L’opéra Nelligan présente l’histoire de l’auteur des célèbres vers du début du siècle «Ah ! comme la neige a neigé ! Ma vitre est un jardin de givre», vers qui semblent d’autant plus lointains en ce beau début de printemps.
L’Atelier lyrique de l’Opéra de Montréal en collaboration avec l’École nationale de théâtre du Canada présentait l’opéra Nelligan au Monument-National du 6 au 13 mars 2010.
L’histoire du jeune homme, très fortement influencé dans son précoce cheminement de poète par Verlaine et Baudelaire, est présentée ici de façon romantique mais surtout tragique. Dès le début de l’opéra la graine de la folie est plantée dans le personnage d’Émile en mise en abyme et le suit tout au long des 14 scènes.
L’omniprésence de la menace d’internement à l’asile, ainsi que l’incompréhension de ses proches, couplée au décor dénudé aux teints de noirs et de blancs, créés une ambiance très sombre à cette pièce biographique.
La vie d’Émile est présentée comme un combat de touts instants entrecoupée de très éphémères moments de clarté et de bonheur, notamment avec sa jeune sœur et son ami Arthur de Bussières. Tout à leur honneur, les acteurs ont cependant su garder le rythme et l’émotion au plus fort tout au long des deux actes de cet opéra.
Le livret original, écrit en vers libres par Michel Tremblay, insiste sur les sentiments des proches de Nelligan, alors qu’il démontre non seulement des qualités artistiques mais aussi des penchants pour l’isolement et la folie. Cette folie qu’il est difficile de qualifier comme tel près de cent ans plus tard, mais qui au début du siècle fut diagnostiquée comme émanent de psychoses graves. On peut se demander s’il était tout simplement incompris de ses proches, dans son parcours artistique et dans sa personnalité excentrique.
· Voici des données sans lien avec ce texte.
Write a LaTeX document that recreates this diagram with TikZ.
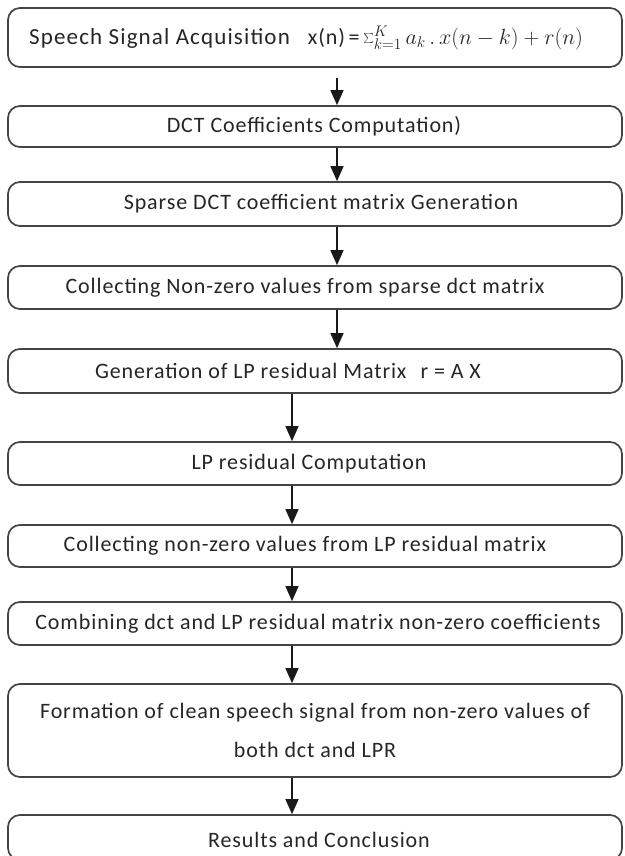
\documentclass[tikz,border=0pt]{standalone}
\usepackage{fix-cm}
\usepackage{fontspec}
\setmainfont{Carlito}[LetterSpace=4]
\usetikzlibrary{arrows.meta}
\definecolor{boxline}{HTML}{444444}
\definecolor{txtcol}{HTML}{262626}
\tikzset{
  stepbox/.style={draw=boxline, line width=1.7pt, rounded corners=12pt, minimum width=614pt, inner sep=0pt, fill=white},
  txt/.style={inner sep=0pt, text=txtcol, font=\fontsize{22}{30}\selectfont, align=center},
  arr/.style={draw=black!90, line width=1.3pt, -{Triangle[width=13pt,length=15pt]}}
}
\begin{document}
\begin{tikzpicture}[x=1pt,y=-1pt]
\useasboundingbox (0,0) rectangle (624,856);
\fill[white] (0,0) rectangle (624,856);
% boxes
\node[stepbox, minimum height=59pt] (b1) at (315,37.5) {};
\node[stepbox, minimum height=41pt] (b2) at (315,126.5) {};
\node[stepbox, minimum height=44pt] (b3) at (315,204) {};
\node[stepbox, minimum height=43pt] (b4) at (315,287.5) {};
\node[stepbox, minimum height=44pt] (b5) at (315,371) {};
\node[stepbox, minimum height=43pt] (b6) at (315,463.5) {};
\node[stepbox, minimum height=42pt] (b7) at (315,546) {};
\node[stepbox, minimum height=43pt] (b8) at (315,623.5) {};
\node[stepbox, minimum height=93pt] (b9) at (315,730.5) {};
\node[stepbox, minimum height=45pt] (b10) at (315,837.5) {};
% texts
\node[txt, anchor=west] (t1) at (29,37.5) {{\fontsize{23}{30}\selectfont\addfontfeatures{LetterSpace=5}Speech Signal Acquisition}\hspace{18pt}x(n)\,=\,{\fontsize{22}{26}\selectfont$\sum_{k=1}^{K} a_k \,.\, x(n-k) + r(n)$}};
\node[txt] (t2) at (314,126.5) {DCT Coefficients Computation)};
\node[txt] (t3) at (321,204) {Sparse DCT coefficient matrix Generation};
\node[txt] (t4) at (305,287.5) {Collecting Non-zero values from sparse dct matrix};
\node[txt] (t5) at (288,371) {Generation of LP residual Matrix\hspace{14pt}r = A X};
\node[txt] (t6) at (309,463.5) {LP residual Computation};
\node[txt] (t7) at (305,546) {Collecting non-zero values from LP residual matrix};
\node[txt] (t8) at (318,623.5) {Combining dct and LP residual matrix non-zero coefficients};
\node[txt, font=\fontsize{22}{39}\selectfont] (t9) at (315,730.5) {Formation of clean speech signal from non-zero values of\\both dct and LPR};
\node[txt] (t10) at (319,840) {Results and Conclusion};
% arrows
\coordinate (s1) at (337,78);
\coordinate (s2) at (292,0);
\draw[arr] (s1) -- (b2.north -| s1);
\draw[arr] (b2.south -| s1) -- (b3.north -| s1);
\draw[arr] (b3.south -| s1) -- (b4.north -| s1);
\draw[arr] (b4.south -| s1) -- (b5.north -| s1);
\draw[arr] (b5.south -| s2) -- (b6.north -| s2);
\draw[arr] (b6.south -| s2) -- (b7.north -| s2);
\draw[arr] (b7.south -| s2) -- (b8.north -| s2);
\draw[arr] (b8.south -| s2) -- (b9.north -| s2);
\draw[arr] (b9.south -| s2) -- (b10.north -| s2);
\end{tikzpicture}
\end{document}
Ses quarante années d’internement semblent très drastiques et on regrette tous les poèmes qui n’ont jamais été écrit et la carrière qui s’est abruptement terminée au début de ses vingt ans.
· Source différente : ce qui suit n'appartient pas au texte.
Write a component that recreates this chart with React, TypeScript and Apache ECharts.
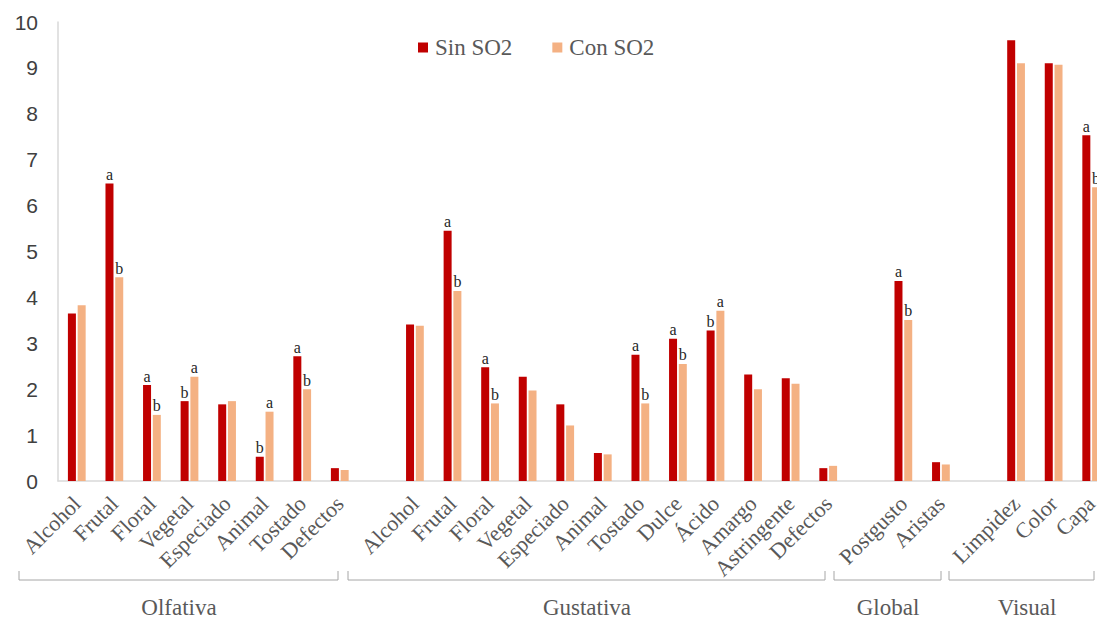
import React, { useEffect, useRef } from "react";
import * as echarts from "echarts";

// ---- data ----
const olfativaCats = ["Alcohol", "Frutal", "Floral", "Vegetal", "Especiado", "Animal", "Tostado", "Defectos"];
const gustativaCats = ["Alcohol", "Frutal", "Floral", "Vegetal", "Especiado", "Animal", "Tostado", "Dulce", "Ácido", "Amargo", "Astringente", "Defectos"];
const globalCats = ["Postgusto", "Aristas"];
const visualCats = ["Limpidez", "Color", "Capa"];

const olfativaSin = [3.65, 6.48, 2.09, 1.74, 1.67, 0.53, 2.72, 0.28];
const olfativaCon = [3.83, 4.44, 1.44, 2.27, 1.74, 1.51, 2.0, 0.24];
const gustativaSin = [3.41, 5.45, 2.48, 2.27, 1.67, 0.61, 2.75, 3.1, 3.28, 2.32, 2.24, 0.28];
const gustativaCon = [3.38, 4.14, 1.69, 1.97, 1.21, 0.58, 1.69, 2.55, 3.71, 2.0, 2.12, 0.33];
const globalSin = [4.36, 0.41];
const globalCon = [3.51, 0.36];
const visualSin = [9.6, 9.1, 7.53];
const visualCon = [9.1, 9.07, 6.4];

const olfativaSinL = ["", "a", "a", "b", "", "b", "a", ""];
const olfativaConL = ["", "b", "b", "a", "", "a", "b", ""];
const gustativaSinL = ["", "a", "a", "", "", "", "a", "a", "b", "", "", ""];
const gustativaConL = ["", "b", "b", "", "", "", "b", "b", "a", "", "", ""];
const globalSinL = ["a", ""];
const globalConL = ["b", ""];
const visualSinL = ["", "", "a"];
const visualConL = ["", "", "b"];

const groupNames = ["Olfativa", "Gustativa", "Global", "Visual"];
const yTicks = [0, 1, 2, 3, 4, 5, 6, 7, 8, 9, 10];

// build with a blank slot between groups
const join = <T,>(parts: T[][], gap: T): T[] => {
  const out: T[] = [];
  parts.forEach((p, i) => {
    if (i > 0) out.push(gap);
    out.push(...p);
  });
  return out;
};

const categories = join([olfativaCats, gustativaCats, globalCats, visualCats], "");
const sinValues = join<number | null>([olfativaSin, gustativaSin, globalSin, visualSin], null);
const conValues = join<number | null>([olfativaCon, gustativaCon, globalCon, visualCon], null);
const sinLetters = join([olfativaSinL, gustativaSinL, globalSinL, visualSinL], "");
const conLetters = join([olfativaConL, gustativaConL, globalConL, visualConL], "");

// decoration geometry (brackets under the category labels)
const brackets = [
  [19, 338],
  [348, 825],
  [834, 941],
  [949, 1094],
];
const groupLabelX = [179, 587, 888, 1027];

const SERIF = "'Liberation Serif', 'Times New Roman', serif";
const SANS = "'Liberation Sans', Arial, sans-serif";

export default function App() {
  const ref = useRef<HTMLDivElement>(null);

  useEffect(() => {
    if (!ref.current) return;
    const chart = echarts.init(ref.current, undefined, { renderer: "svg" });

    const graphic: any[] = [];
    brackets.forEach(([x1, x2]) => {
      graphic.push({
        type: "polyline",
        shape: { points: [[x1, 571], [x1, 580], [x2, 580], [x2, 571]] },
        style: { stroke: "#a6a6a6", lineWidth: 1, fill: "none" },
        silent: true,
      });
    });
    groupNames.forEach((n, i) => {
      graphic.push({
        type: "text",
        x: groupLabelX[i],
        y: 607,
        style: {
          text: n,
          font: `23px ${SERIF}`,
          fill: "#595959",
          textAlign: "center",
          textVerticalAlign: "middle",
        },
        silent: true,
      });
    });

    const labelStyle = {
      show: true,
      position: "top" as const,
      distance: 1,
      fontFamily: SERIF,
      fontSize: 16,
      color: "#262626",
    };

    chart.setOption({
      animation: false,
      backgroundColor: "#ffffff",
      grid: { left: 58, right: 10, top: 22, bottom: 138, containLabel: false },
      legend: {
        left: 413,
        top: 31,
        itemWidth: 10,
        itemHeight: 10,
        itemGap: 40,
        icon: "rect",
        textStyle: { fontFamily: SERIF, fontSize: 23, color: "#595959", padding: [0, 0, 0, 2] },
        data: ["Sin SO2", "Con SO2"],
      },
      xAxis: {
        type: "category",
        data: categories,
        axisLine: { show: true, lineStyle: { color: "#d9d9d9", width: 1.5 } },
        axisTick: { show: false },
        axisLabel: {
          interval: 0,
          rotate: 45,
          margin: 19,
          fontFamily: SERIF,
          fontSize: 22,
          color: "#595959",
        },
      },
      yAxis: {
        type: "value",
        min: yTicks[0],
        max: yTicks[yTicks.length - 1],
        interval: 1,
        axisLine: { show: true, lineStyle: { color: "#d9d9d9", width: 1.5 } },
        axisTick: { show: false },
        splitLine: { show: false },
        axisLabel: { fontFamily: SANS, fontSize: 21, color: "#404040", margin: 20 },
      },
      series: [
        {
          name: "Sin SO2",
          type: "bar",
          data: sinValues,
          barWidth: 8,
          barGap: "22%",
          itemStyle: { color: "#C00000" },
          label: { ...labelStyle, formatter: (p: any) => sinLetters[p.dataIndex] || "" },
        },
        {
          name: "Con SO2",
          type: "bar",
          data: conValues,
          barWidth: 8,
          itemStyle: { color: "#F4B183" },
          label: { ...labelStyle, formatter: (p: any) => conLetters[p.dataIndex] || "" },
        },
      ],
      graphic,
    });

    return () => chart.dispose();
  }, []);

  return (
    <div
      style={{
        position: "fixed",
        left: 0,
        top: 0,
        width: 1097,
        height: 619,
        overflow: "hidden",
        background: "#fff",
      }}
    >
      <div ref={ref} style={{ width: 1120, height: 619 }} />
    </div>
  );
}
Cet opéra tourne autour de thèmes encore d’actualité avec le jeune homme tiraillé entre la culture francophone de sa mère et celle anglophone de son père, la question de l’influence de la critique et celle de l’incompréhension de la vie d’artiste.
Cette présentation a été faite dans le cadre des 25 ans de l’atelier lyrique et du 20e anniversaire de l’opéra Nelligan, qui était présenté pour la première fois au Grand théâtre de Québec en 1990.